Darling soon fell asleep in my arms. One of her little hands was clasped around my neck, the other held mine; her fair head rested on my bosom, and her calm, sleeping face lay upraised and unconscious with closed eyes and parted lips. I stooped, and with some emotion, softly kissed the child of my persecutor. Cornelius, who sat by me, whispered the two concluding lines of Wordsworth's sonnet, with a slight modification:

"How much is mixed and reconciled in thee, Of mother's love, with maiden purity."

Then bending over me, he attempted to embrace Darling; but his beard woke her; she screamed, kicked, burst into a new fit of crying every time he attempted to sit near me, and said "her papa should take me to Rugby."

"And be your mamma. No, indeed, Miss Smalley," replied Cornelius, tartly.

"She is mine, and I keep her."

To teaze her, he passed his arm around me, and caressed me, upon which Darling got into such a passion, that he asked impatiently "if I would not put the sulky little thing to bed?"

She succeeded on this and on subsequent occasions in keeping him at a safe distance from me. At first her childish jealousy amused him, but as she was in other respects a very endearing little thing, and engrossed me like a new toy, Cornelius did not relish it at all. He looked especially uncomfortable during Mr. Smalley's daily visits, and to my amusement, for I know well enough what he was afraid of, he did not seem easy, until both Darling and her papa were fairly gone.

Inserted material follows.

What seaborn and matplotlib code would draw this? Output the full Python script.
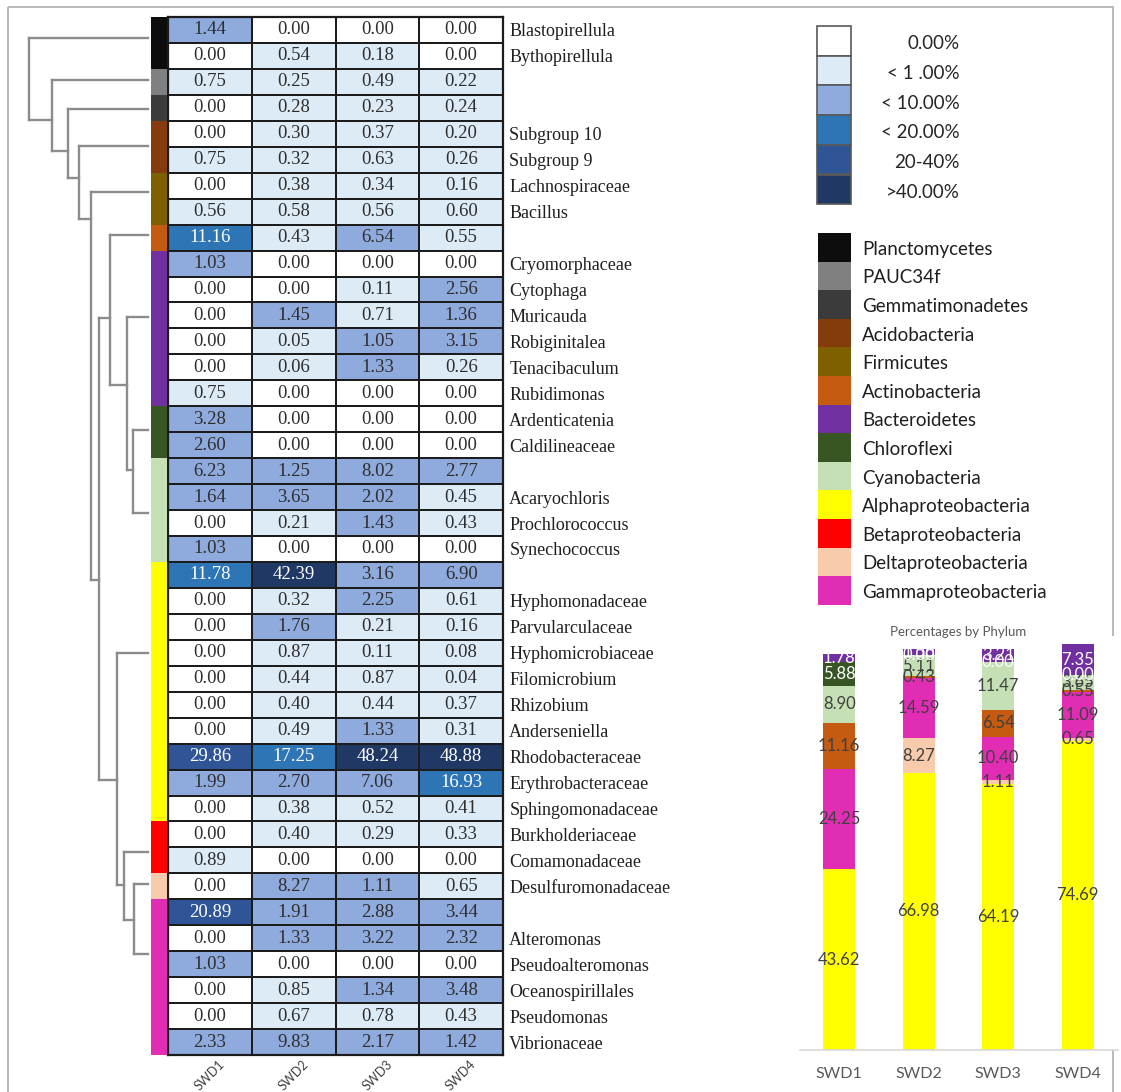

I always made my own dresses, and I made the blue silk one with great care. It was finished one afternoon before dusk. I put it on in my room, and came down to show it to Kate; she was not in the parlour. I felt anxious to see how it fitted, and got up on a chair to look at myself in the glass over the fire-place. At that very moment Cornelius entered. I jumped down, rather ashamed at being caught. He came up to me, and without saying a word, took a white rose from a vase of flowers, and put it in my hair. I took another, and fastened it to the front of my dress.

Then he took my hand in his, and drawing a little back from me, he smiled. I sighed, and asked:

"What shall I do with it, Cornelius?"

"Look pretty in it, as you do now."

"But where shall I wear it?"

"Here, of course."

"It is only fit for a party. Why have we no party to go to?"

"Because people don't ask us," was his frank reply.

"I wish they would."

"To be seen and admired by others besides Cornelius O'Reilly, you vain little creature."

"It is not for that; but I should like a party or so."

"Well, when we get invited, I shall take you," he replied, with a smile that provoked me.

"Yes," I said, colouring, "but you know no one will ask us. We go nowhere; we see no one, not even artists. I wish you would see artists."

"I don't care about English artists," he replied, drily.

"Well then, Irish."

"Still less. The three kingdoms and the principality do not yield one with whom I would care to spend an hour."